## DIRECTIONS FOR THIS TASK
Copy exactly the lines from the beginning of the data down to and including the line holding "(1090,15) -| (1185,58);", without any pictures.

***** DATASET CONTENT

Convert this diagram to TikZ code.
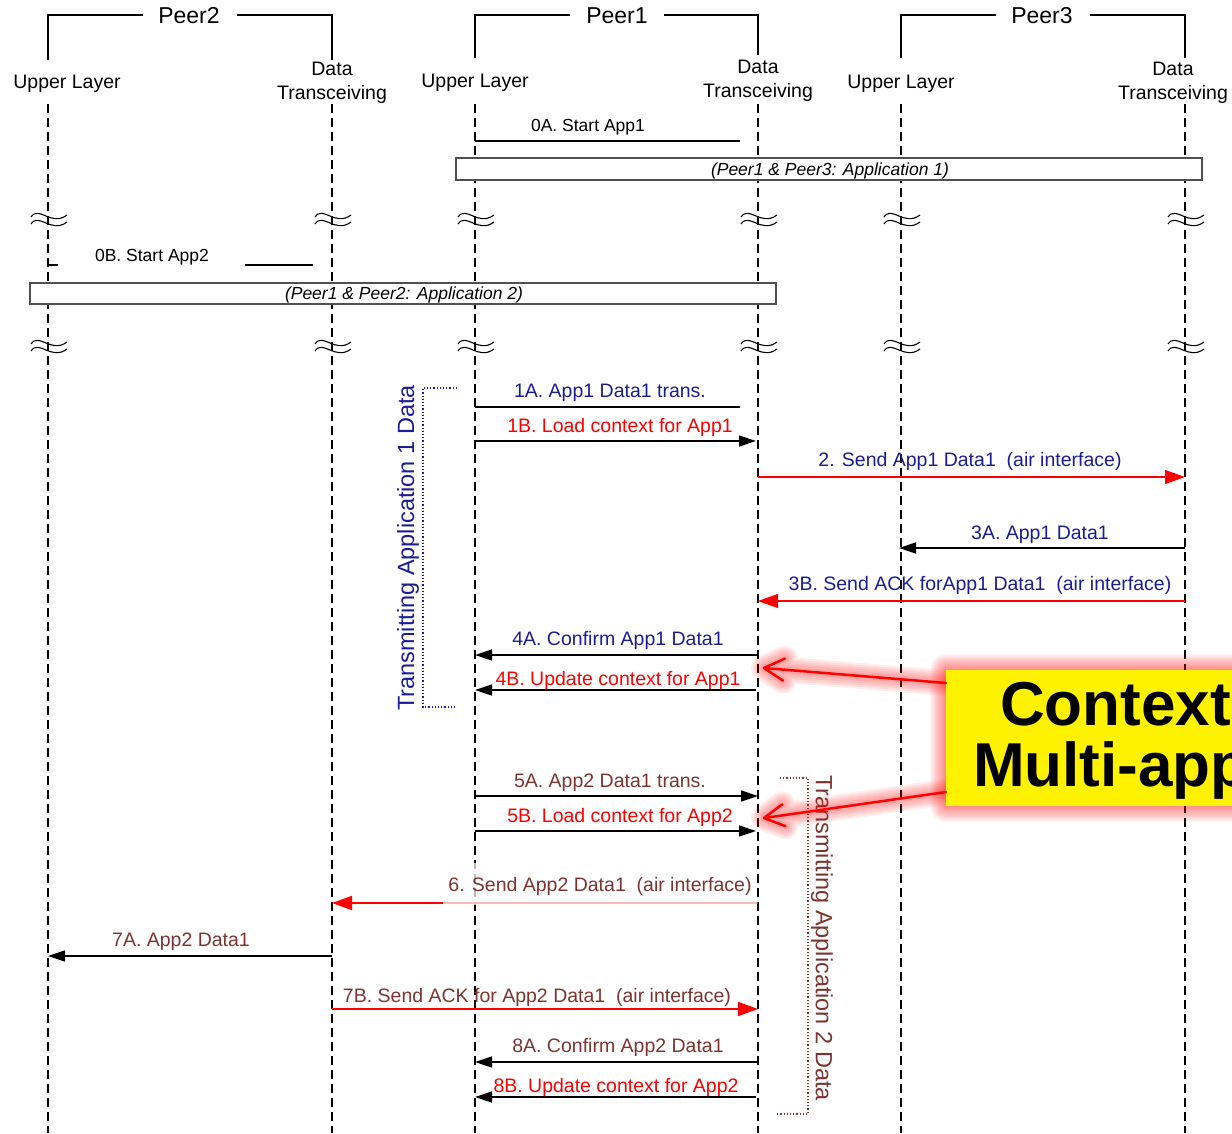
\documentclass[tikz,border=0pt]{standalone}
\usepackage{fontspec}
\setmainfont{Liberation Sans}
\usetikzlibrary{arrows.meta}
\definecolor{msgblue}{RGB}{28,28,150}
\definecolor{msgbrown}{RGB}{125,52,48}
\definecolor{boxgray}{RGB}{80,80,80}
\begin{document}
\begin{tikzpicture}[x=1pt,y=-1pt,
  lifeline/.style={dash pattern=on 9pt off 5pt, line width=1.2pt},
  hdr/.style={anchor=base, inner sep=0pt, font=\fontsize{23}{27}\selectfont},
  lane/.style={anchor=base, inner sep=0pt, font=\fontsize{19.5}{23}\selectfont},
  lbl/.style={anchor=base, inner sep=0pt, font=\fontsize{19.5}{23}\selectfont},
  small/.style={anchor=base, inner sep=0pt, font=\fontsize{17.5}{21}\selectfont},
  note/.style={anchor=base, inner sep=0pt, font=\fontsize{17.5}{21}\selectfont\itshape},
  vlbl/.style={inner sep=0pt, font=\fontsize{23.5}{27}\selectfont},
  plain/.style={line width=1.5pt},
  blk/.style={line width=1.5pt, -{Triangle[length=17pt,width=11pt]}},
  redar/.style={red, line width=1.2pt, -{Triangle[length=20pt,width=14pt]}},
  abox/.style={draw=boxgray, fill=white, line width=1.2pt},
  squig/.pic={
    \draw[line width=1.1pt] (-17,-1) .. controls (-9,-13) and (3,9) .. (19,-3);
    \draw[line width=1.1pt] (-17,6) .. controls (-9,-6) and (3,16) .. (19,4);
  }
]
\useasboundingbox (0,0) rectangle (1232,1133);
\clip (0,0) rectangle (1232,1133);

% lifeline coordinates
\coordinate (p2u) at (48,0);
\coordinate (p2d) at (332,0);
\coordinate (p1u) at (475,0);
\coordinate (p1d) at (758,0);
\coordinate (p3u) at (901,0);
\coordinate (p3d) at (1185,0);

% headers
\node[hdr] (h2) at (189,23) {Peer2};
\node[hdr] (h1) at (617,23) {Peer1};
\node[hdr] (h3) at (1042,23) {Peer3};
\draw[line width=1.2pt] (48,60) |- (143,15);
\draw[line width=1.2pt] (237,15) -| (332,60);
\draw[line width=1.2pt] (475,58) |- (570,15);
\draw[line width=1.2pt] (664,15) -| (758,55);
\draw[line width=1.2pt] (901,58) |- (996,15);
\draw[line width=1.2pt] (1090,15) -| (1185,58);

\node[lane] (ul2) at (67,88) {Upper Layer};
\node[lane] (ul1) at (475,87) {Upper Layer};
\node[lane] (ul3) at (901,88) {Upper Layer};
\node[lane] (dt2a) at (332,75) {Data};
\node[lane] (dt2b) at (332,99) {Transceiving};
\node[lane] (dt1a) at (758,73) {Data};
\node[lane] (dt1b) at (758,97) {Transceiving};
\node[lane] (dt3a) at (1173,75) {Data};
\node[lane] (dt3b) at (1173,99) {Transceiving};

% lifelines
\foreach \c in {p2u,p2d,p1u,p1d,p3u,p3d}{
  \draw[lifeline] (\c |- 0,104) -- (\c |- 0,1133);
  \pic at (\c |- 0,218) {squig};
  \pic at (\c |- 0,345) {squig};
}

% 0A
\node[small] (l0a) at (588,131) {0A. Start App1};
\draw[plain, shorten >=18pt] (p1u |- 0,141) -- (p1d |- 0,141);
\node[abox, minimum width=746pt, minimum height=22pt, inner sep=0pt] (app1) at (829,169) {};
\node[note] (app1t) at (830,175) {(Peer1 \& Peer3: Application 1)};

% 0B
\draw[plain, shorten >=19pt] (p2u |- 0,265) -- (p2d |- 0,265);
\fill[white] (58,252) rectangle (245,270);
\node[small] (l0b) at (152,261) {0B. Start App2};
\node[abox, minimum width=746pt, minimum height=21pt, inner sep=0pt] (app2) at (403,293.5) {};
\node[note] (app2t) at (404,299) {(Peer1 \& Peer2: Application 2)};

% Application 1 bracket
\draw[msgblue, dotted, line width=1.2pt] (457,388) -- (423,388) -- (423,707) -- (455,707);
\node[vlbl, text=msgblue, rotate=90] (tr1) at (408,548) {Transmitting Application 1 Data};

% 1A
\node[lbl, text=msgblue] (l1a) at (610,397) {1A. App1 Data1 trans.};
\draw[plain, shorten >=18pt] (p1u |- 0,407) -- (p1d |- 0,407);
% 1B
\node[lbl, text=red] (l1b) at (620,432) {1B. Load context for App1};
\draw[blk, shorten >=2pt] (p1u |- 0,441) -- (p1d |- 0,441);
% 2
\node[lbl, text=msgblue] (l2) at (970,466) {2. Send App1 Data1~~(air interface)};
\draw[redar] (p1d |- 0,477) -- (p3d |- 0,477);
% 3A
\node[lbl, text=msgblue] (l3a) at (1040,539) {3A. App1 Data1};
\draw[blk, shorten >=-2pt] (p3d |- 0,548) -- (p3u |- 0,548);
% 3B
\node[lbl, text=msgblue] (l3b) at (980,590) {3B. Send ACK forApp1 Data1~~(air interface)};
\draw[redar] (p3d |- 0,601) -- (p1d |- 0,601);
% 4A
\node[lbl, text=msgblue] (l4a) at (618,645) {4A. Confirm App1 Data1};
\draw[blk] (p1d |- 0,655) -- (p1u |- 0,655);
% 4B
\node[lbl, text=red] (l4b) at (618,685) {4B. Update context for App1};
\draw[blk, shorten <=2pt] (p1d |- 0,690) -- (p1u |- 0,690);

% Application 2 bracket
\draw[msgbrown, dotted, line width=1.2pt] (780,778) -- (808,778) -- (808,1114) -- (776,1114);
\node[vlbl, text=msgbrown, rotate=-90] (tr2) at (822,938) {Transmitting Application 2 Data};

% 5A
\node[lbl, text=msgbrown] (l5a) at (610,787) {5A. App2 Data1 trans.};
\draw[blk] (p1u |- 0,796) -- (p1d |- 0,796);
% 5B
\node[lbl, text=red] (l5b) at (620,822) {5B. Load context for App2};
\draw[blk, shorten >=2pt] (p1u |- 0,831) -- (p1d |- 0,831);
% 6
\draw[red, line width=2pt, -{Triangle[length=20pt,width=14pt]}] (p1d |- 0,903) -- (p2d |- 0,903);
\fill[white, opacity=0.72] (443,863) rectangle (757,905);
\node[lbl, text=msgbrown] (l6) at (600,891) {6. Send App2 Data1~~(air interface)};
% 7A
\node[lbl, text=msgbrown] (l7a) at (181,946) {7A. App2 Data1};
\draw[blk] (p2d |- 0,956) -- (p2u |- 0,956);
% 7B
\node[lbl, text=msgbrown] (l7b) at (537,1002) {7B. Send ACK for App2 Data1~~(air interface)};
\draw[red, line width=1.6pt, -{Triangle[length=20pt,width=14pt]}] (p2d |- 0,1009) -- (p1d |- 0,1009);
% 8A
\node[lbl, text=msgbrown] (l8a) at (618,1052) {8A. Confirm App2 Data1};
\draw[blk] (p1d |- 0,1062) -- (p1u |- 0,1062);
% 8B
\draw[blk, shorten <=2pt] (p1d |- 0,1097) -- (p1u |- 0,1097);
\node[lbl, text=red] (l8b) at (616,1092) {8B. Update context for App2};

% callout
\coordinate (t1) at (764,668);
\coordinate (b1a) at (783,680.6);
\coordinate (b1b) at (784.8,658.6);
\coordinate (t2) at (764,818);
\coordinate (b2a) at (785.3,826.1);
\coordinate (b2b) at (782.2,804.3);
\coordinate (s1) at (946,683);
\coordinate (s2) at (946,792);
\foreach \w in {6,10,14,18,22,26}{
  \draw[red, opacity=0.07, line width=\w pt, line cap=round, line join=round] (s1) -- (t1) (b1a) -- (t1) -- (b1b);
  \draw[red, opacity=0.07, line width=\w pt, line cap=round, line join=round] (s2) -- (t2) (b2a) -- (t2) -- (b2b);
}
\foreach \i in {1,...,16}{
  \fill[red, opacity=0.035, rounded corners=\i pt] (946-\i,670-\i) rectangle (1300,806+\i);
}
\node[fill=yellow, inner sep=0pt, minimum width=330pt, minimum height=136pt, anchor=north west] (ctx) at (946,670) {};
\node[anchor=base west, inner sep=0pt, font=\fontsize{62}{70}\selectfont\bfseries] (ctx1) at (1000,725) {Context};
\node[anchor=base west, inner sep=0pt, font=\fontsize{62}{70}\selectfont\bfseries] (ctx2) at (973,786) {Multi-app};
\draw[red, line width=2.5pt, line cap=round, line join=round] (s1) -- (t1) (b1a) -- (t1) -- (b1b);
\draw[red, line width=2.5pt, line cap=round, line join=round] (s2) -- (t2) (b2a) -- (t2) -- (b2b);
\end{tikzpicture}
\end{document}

**********

## WRITTEN RESPONSE
Convert this diagram to TikZ code.
\documentclass[tikz,border=0pt]{standalone}
\usepackage{fontspec}
\setmainfont{Liberation Sans}
\usetikzlibrary{arrows.meta}
\definecolor{msgblue}{RGB}{28,28,150}
\definecolor{msgbrown}{RGB}{125,52,48}
\definecolor{boxgray}{RGB}{80,80,80}
\begin{document}
\begin{tikzpicture}[x=1pt,y=-1pt,
  lifeline/.style={dash pattern=on 9pt off 5pt, line width=1.2pt},
  hdr/.style={anchor=base, inner sep=0pt, font=\fontsize{23}{27}\selectfont},
  lane/.style={anchor=base, inner sep=0pt, font=\fontsize{19.5}{23}\selectfont},
  lbl/.style={anchor=base, inner sep=0pt, font=\fontsize{19.5}{23}\selectfont},
  small/.style={anchor=base, inner sep=0pt, font=\fontsize{17.5}{21}\selectfont},
  note/.style={anchor=base, inner sep=0pt, font=\fontsize{17.5}{21}\selectfont\itshape},
  vlbl/.style={inner sep=0pt, font=\fontsize{23.5}{27}\selectfont},
  plain/.style={line width=1.5pt},
  blk/.style={line width=1.5pt, -{Triangle[length=17pt,width=11pt]}},
  redar/.style={red, line width=1.2pt, -{Triangle[length=20pt,width=14pt]}},
  abox/.style={draw=boxgray, fill=white, line width=1.2pt},
  squig/.pic={
    \draw[line width=1.1pt] (-17,-1) .. controls (-9,-13) and (3,9) .. (19,-3);
    \draw[line width=1.1pt] (-17,6) .. controls (-9,-6) and (3,16) .. (19,4);
  }
]
\useasboundingbox (0,0) rectangle (1232,1133);
\clip (0,0) rectangle (1232,1133);

% lifeline coordinates
\coordinate (p2u) at (48,0);
\coordinate (p2d) at (332,0);
\coordinate (p1u) at (475,0);
\coordinate (p1d) at (758,0);
\coordinate (p3u) at (901,0);
\coordinate (p3d) at (1185,0);

% headers
\node[hdr] (h2) at (189,23) {Peer2};
\node[hdr] (h1) at (617,23) {Peer1};
\node[hdr] (h3) at (1042,23) {Peer3};
\draw[line width=1.2pt] (48,60) |- (143,15);
\draw[line width=1.2pt] (237,15) -| (332,60);
\draw[line width=1.2pt] (475,58) |- (570,15);
\draw[line width=1.2pt] (664,15) -| (758,55);
\draw[line width=1.2pt] (901,58) |- (996,15);
\draw[line width=1.2pt] (1090,15) -| (1185,58);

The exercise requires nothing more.